Finance· 9 min·2026-05-08

How to Raise Prices Without Losing Customers: A Structured Method

Raising prices is the most profitable thing a business can do - and one of the scariest. A 6-step method that raises prices without significant churn.

By Ligal Frish

A 10% price increase directly impacts profit - usually 3-5x more. But most owners are afraid to raise prices. The fear: losing customers. Reality: a proper increase causes 5-15% churn - and profitability rises dramatically.

Proper price increase rests on 6 steps: customer state analysis, written justification (not 'costs went up'), right timing (not in low season), early notice to existing customers (30-60 days), value-add offering, and post-measurement.
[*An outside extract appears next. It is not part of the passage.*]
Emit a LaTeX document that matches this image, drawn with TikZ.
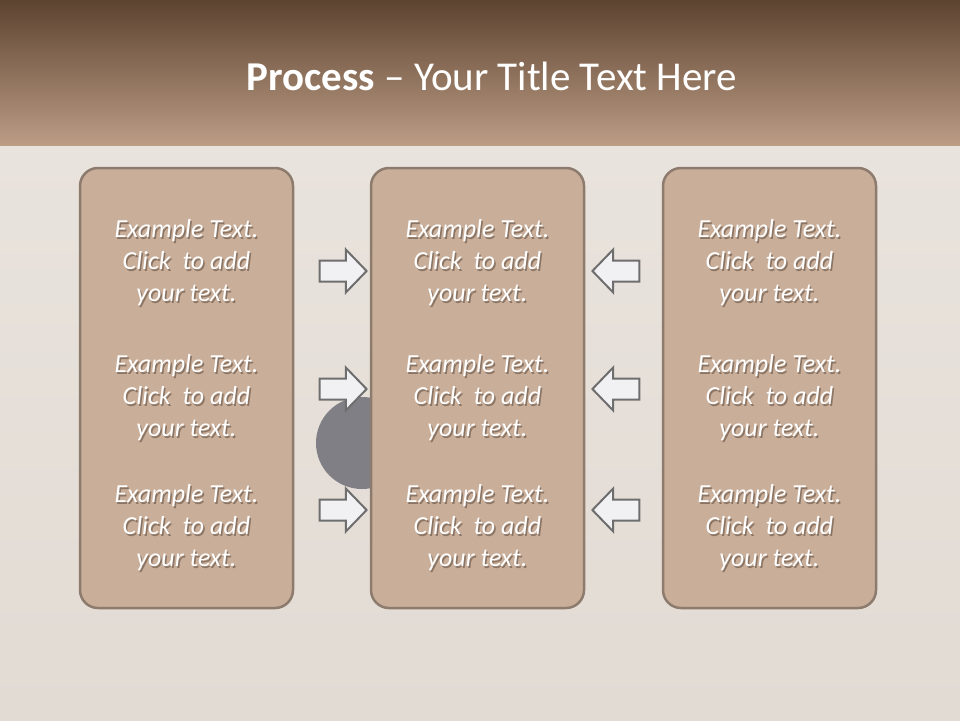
\documentclass[tikz,border=0pt]{standalone}
\usepackage{fontspec}
\setmainfont{Carlito}
\usetikzlibrary{shapes.arrows,positioning}
\definecolor{bark}{HTML}{5D4430}
\definecolor{tan}{HTML}{BC9C85}
\definecolor{board}{HTML}{E9E3DD}
\definecolor{boardlow}{HTML}{E2DBD4}
\definecolor{panel}{HTML}{C9AE99}
\definecolor{rim}{HTML}{8D7B6E}
\definecolor{textshade}{HTML}{8A7464}
\definecolor{pointer}{HTML}{6F6E6E}
\definecolor{pointerfill}{HTML}{F1F1F3}
\definecolor{nail}{HTML}{555763}
\newcommand\shadedline[1]{\rlap{\kern1.5pt\raisebox{-2pt}{\color{textshade}#1}}#1}
\newcommand\sampletext{\shadedline{Example Text.}\\\shadedline{Click\ \ to add}\\\shadedline{your text.}}
\tikzset{panelbox/.style={draw=rim,fill=panel,line width=2.5pt,rounded corners=18pt,minimum width=213pt,minimum height=440pt},
pointer/.style={single arrow,draw=pointer,fill=pointerfill,line width=2pt,inner sep=9.5pt,minimum height=47pt,minimum width=42pt,single arrow head extend=11pt,single arrow tip angle=92},
bodytext/.style={font=\fontsize{26}{32}\selectfont\itshape,align=center,text=white}}
\begin{document}
\begin{tikzpicture}[x=1pt,y=-1pt]
\useasboundingbox (0,0) rectangle (960,720);
\fill[top color=board,bottom color=boardlow] (0,145) rectangle (960,720);
\fill[nail,opacity=.7] (362,443) circle[radius=46];
\shade[top color=bark,bottom color=tan] (0,0) rectangle (960,145);
\node[text=white,font=\fontsize{41}{44}\selectfont] (title) at (492,76) {\textbf{Process} – Your Title Text Here};
% three columns of boxes
\foreach \c/\x in {a/186.5,b/477.5,c/769.5}{
\node[panelbox] (box\c) at (\x,388) {};
\foreach \r/\y in {1/264,2/399,3/529}
\node[bodytext] (txt\c\r) at (\x,\y) {\sampletext};}
% arrows pointing to the middle box
\foreach \r/\y in {1/271,2/389,3/510}{
\node[pointer] (toright\r) at (338,\y) {};
\node[pointer,shape border rotate=180] (toleft\r) at (621,\y) {};}
\end{tikzpicture}
\end{document}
Why raising prices is the most profitable step

Simple math: business with $300K revenue and 20% operating margin earns $60K. 10% price increase (expenses unchanged) - $330K revenue, $90K operating profit. 50% profit increase from 10% more on price.

Reason: business expenses don't change with price. Every additional dollar is a dollar of profit. Versus growing revenue through more customers, which requires more expenses (ads, team, materials).

What makes owners afraid to raise prices

1) Fear of losing customers. Most are anchored to specific customers they 'fear losing.' But stat: 10% increase causes 5-15% churn.

2) Lack of confidence in value. If the owner isn't sure the current price is justified, they won't dare raise.

3) Feeling 'exploitative.' Exploitation is raising price without improvement. Fair pricing is raising with justification (inflation, quality improvement, rising costs).

4) Fear of competition. 'Competitors are cheaper.' But customers don't always go cheap - they go to best value.

Step 1: Customer state analysis

Before raising price - understand customers. Segment into 3 categories:

Loyal customers (30-50% of base): buy regularly, don't complain about price, refer. They won't leave over 10%.

Passive customers (30-40%): satisfied but uncommitted. May leave at 10%, likely leave at 20%.

Price-sensitive customers (10-20%): the only reason they stay is the price. Will leave at 5-10%.

This distinction is critical. 10% raise won't 'lose 10%' uniformly - it'll lose the third category. And often that's desired - price customers consume more resources than they generate.

Step 2: Written justification

Customers ask 'why?' Without clear justification, they get angry. With one, they accept. Justification must be real:

Good: inflation (rent up 8%, raw materials up 12%), quality improvement (new technology, team training), added value (new service, expanded support).

Bad: 'We're not earning enough.' The customer doesn't want to solve your problems.

Written notice (email, SMS) should include: why, how much, when effective, what's added.

Step 3: Right timing

Good: January (start of year), September (after summer), standard days. Periods when customers plan budgets.

Bad: December (year-end), holidays, business peak season (raising at peak looks like exploitation).

Excellent: launch of a new product or significant improvement. The price increase appears as part of the upgrade, not a separate matter.

Step 4: Early notice to existing customers

To existing customers: notice 30-60 days before the increase. Time to prepare, plan budget, decide. To new customers: new price from first meeting. No 'introductory deals' hiding the price.

Step 5: Value-add offering

A smart price increase includes added value - even if small. Examples: $120 instead of $100 - now includes monthly review meeting. Subscription $11 instead of $9 - now includes premium WhatsApp/SMS group access.

Step 6: Post-measurement

After price increase - measure results. Key KPIs:

Churn rate: how many left? Healthy: 5-15%. Over 20% = increase too large, justification unclear, or wrong timing.

Average order value: rose per expectation? If price up 10% and AOV didn't rise - problem (customers buying less).

Operating profit: rose above the revenue dip? This is the final criterion.

Satisfaction: 30-day survey. Remaining customers - satisfied? Concerned?

Common mistakes

1. Gradual 'unnoticeable' rises: 1% every month. Customers don't notice but also don't see added value. Better one clear rise (10-15%) with justification.

2. Too aggressive raise: 30%+ at once. Massive customer loss.

3. Inconsistent message: sales rep says X, website says Y. Confusion = lack of trust.

4. Giving discounts to cancellers: creates expectation - customers will threaten to leave to get discount.